Iran’s top nuclear negotiator said the barriers to the revival of the deal are complicated but not insurmountable.
“Differences have reached a point where everyone believes these differences are not insolvable,” Abbas Araqchi said ahead of the meeting. “But the details are important and Iran’s firm positions are important to be observed.”
Iran’s government spokesman on Tuesday denied that negotiations had stalled with the Islamic Republic’s June 18 presidential election less than three weeks away.
“I do not think there will be much delay between today’s meeting and the next round of talks. Like in the previous rounds, we will probably return to Vienna after consulting with our capitals,” Araqchi said.
The International Atomic Energy Agency’s 35-nation Board of Governors holds a quarterly meeting next week, with a number of the delegates at the nuclear talks due to attend.
Russia’s representative to the international organizations in Vienna said ahead of the meeting that the talks may need “additional time” to reach a breakthrough, emphasizing that nothing is agreed until everything is agreed.
Mikhail Ulyanov made the remarks in a tweet in response to reports that Moscow was optimistic about progress in the Vienna talks between the parties to the Joint Comprehensive Plan of Action (JCPOA).
“Not necessarily. We simply observe steady progress at the Vienna talks on #JCPOA. We recognize this obvious fact. But we are always cautious in our assessments: nothing is agreed until everything is agreed. We are very close to this stage but it may take additional time,” he wrote.
In another tweet, Ulyanov said, “I envy political analysts who make their judgments so easily on the most complicated world problems. My recommendation: don’t make hasty conclusions.”
A U.S. delegation is also in the Austrian capital, but it is not attending the discussions because the United States is not a party to the nuclear accord.

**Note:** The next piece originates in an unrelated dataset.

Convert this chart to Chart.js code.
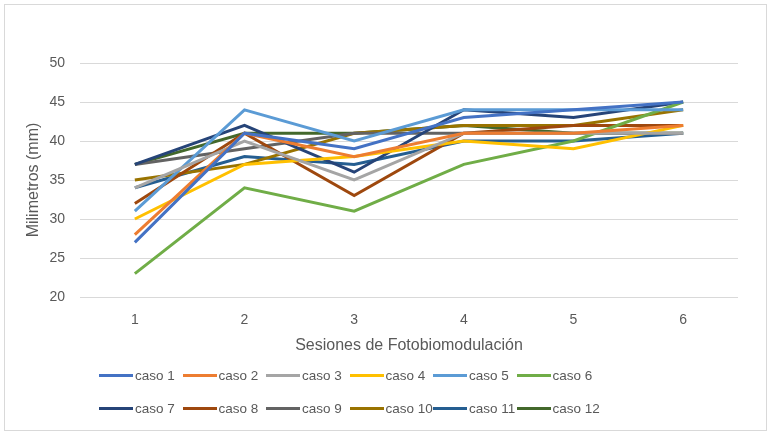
<!DOCTYPE html>
<html>
<head>
<meta charset="utf-8">
<script src="https://cdn.jsdelivr.net/npm/chart.js@4.4.1/dist/chart.umd.min.js"></script>
<style>
  body { margin: 0; background: #fff; }
  #wrap { position: relative; width: 771px; height: 435px; }
  #frame {
    position: absolute; left: 4px; top: 4px; width: 763px; height: 427px;
    border: 1px solid #d9d9d9; box-sizing: border-box; pointer-events: none;
  }
  #legend {
    position: absolute; left: 99px; top: 364px;
    display: grid; grid-template-columns: repeat(6, 83.5px); row-gap: 11px;
    font: 13.5px "Liberation Sans", Arial, sans-serif; color: #595959;
  }
  .item { display: flex; align-items: center; height: 22px; white-space: nowrap; }
  .swatch { width: 34px; height: 3px; margin-right: 2px; }
</style>
</head>
<body>
<div id="wrap">
  <canvas id="chart" width="771" height="435"></canvas>
  <div id="legend"></div>
  <div id="frame"></div>
</div>
<script>
// sessions on the x axis
const sessions = ['1', '2', '3', '4', '5', '6'];

// millimetres per case
const caso1 = [27, 41, 39, 43, 44, 45];
const caso2 = [28, 41, 38, 41, 41, 42];
const caso3 = [34, 40, 35, 41, 41, 41];
const caso4 = [30, 37, 38, 40, 39, 42];
const caso5 = [31, 44, 40, 44, 44, 44];
const caso6 = [23, 34, 31, 37, 40, 45];
const caso7 = [37, 42, 36, 44, 43, 45];
const caso8 = [32, 41, 33, 41, 42, 42];
const caso9 = [37, 39, 41, 41, 41, 41];
const caso10 = [35, 37, 41, 42, 42, 44];
const caso11 = [34, 38, 37, 40, 40, 41];
const caso12 = [37, 41, 41, 42, 41, 41];

const seriesNames = ['caso 1', 'caso 2', 'caso 3', 'caso 4', 'caso 5', 'caso 6',
                     'caso 7', 'caso 8', 'caso 9', 'caso 10', 'caso 11', 'caso 12'];
const seriesValues = [caso1, caso2, caso3, caso4, caso5, caso6,
                      caso7, caso8, caso9, caso10, caso11, caso12];
const seriesColors = ['#4472C4', '#ED7D31', '#A5A5A5', '#FFC000', '#5B9BD5', '#70AD47',
                      '#264478', '#9E480E', '#636363', '#997300', '#255E91', '#43682B'];

const yTicks = [20, 25, 30, 35, 40, 45, 50];

const textColor = '#595959';
const fontFamily = '"Liberation Sans", Arial, sans-serif';

var datasets = seriesNames.map((name, i) => ({
  label: name,
  data: seriesValues[i],
  borderColor: seriesColors[i],
  backgroundColor: seriesColors[i],
  borderWidth: 3,
  pointRadius: 0,
  tension: 0,
  fill: false,
}));

var ctx = document.getElementById('chart').getContext('2d');

var chart = new Chart(ctx, {
  type: 'line',
  data: { labels: sessions, datasets: datasets },
  options: {
    responsive: false,
    animation: false,
    layout: {
      padding: { top: 63, right: 33, bottom: 78, left: 0 },
    },
    plugins: {
      legend: { display: false },
      tooltip: { enabled: false },
    },
    scales: {
      x: {
        offset: true,
        grid: { display: false },
        border: { display: false },
        ticks: {
          color: textColor,
          font: { family: fontFamily, size: 14 },
          padding: 7,
        },
        title: {
          display: true,
          text: 'Sesiones de Fotobiomodulación',
          color: textColor,
          font: { family: fontFamily, size: 16 },
          padding: { top: 0, bottom: 2 },
        },
        afterFit: scale => { scale.height = 60; },
      },
      y: {
        min: yTicks[0],
        max: yTicks[yTicks.length - 1],
        afterBuildTicks: scale => {
          scale.ticks = yTicks.map(v => ({ value: v }));
        },
        grid: { color: '#d9d9d9', lineWidth: 1, drawTicks: false },
        border: { display: false },
        ticks: {
          color: textColor,
          font: { family: fontFamily, size: 14 },
          padding: 15,
        },
        title: {
          display: true,
          text: 'Milimetros (mm)',
          color: textColor,
          font: { family: fontFamily, size: 16 },
          padding: { top: 24, bottom: 0 },
        },
        afterFit: scale => { scale.width = 80; },
      },
    },
  },
});

// legend in the page, six columns like the original
var legendBox = document.getElementById('legend');
chart.data.datasets.forEach(ds => {
  var item = document.createElement('div');
  item.className = 'item';
  var sw = document.createElement('span');
  sw.className = 'swatch';
  sw.style.background = ds.borderColor;
  var txt = document.createElement('span');
  txt.textContent = ds.label;
  item.appendChild(sw);
  item.appendChild(txt);
  legendBox.appendChild(item);
});
</script>
</body>
</html>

Former U.S. president Donald Trump abandoned the deal and reimposed the anti-Iran sanctions that the JCPOA had lifted. He also placed additional sanctions on Iran under other pretexts not related to the nuclear case as part of the “maximum pressure” campaign.
Following a year of strategic patience, Iran resorted to its legal rights stipulated in Article 26 of the JCPOA, which grants a party the right to suspend its contractual commitments in case of non-compliance by other signatories, and let
go of some of the restrictions imposed on its nuclear energy program.
Now, the new U.S. administration says it wants to compensate for Trump’s mistake and rejoin the deal, but it is showing an overriding propensity for maintaining some of the sanctions as a tool of pressure.
Tehran insists that all sanctions should first be removed in a verifiable manner before the Islamic Republic reverses its remedial measures.
The world’s five major emerging economies (BRICS) - Brazil, Russia, India, China and South Africa - called for a peaceful solution to the issues related to Iran’s nuclear program.
After a virtual meeting Tuesday, the BRICS foreign ministers stressed in a final statement the need for the diplomatic settlement of Iran’s nuclear issues.
“The foreign ministers stressed the need to resolve the Iranian nuclear issue through peaceful, diplomatic and international law, and called for the full implementation of Security Council Resolution 2231,” the statement read.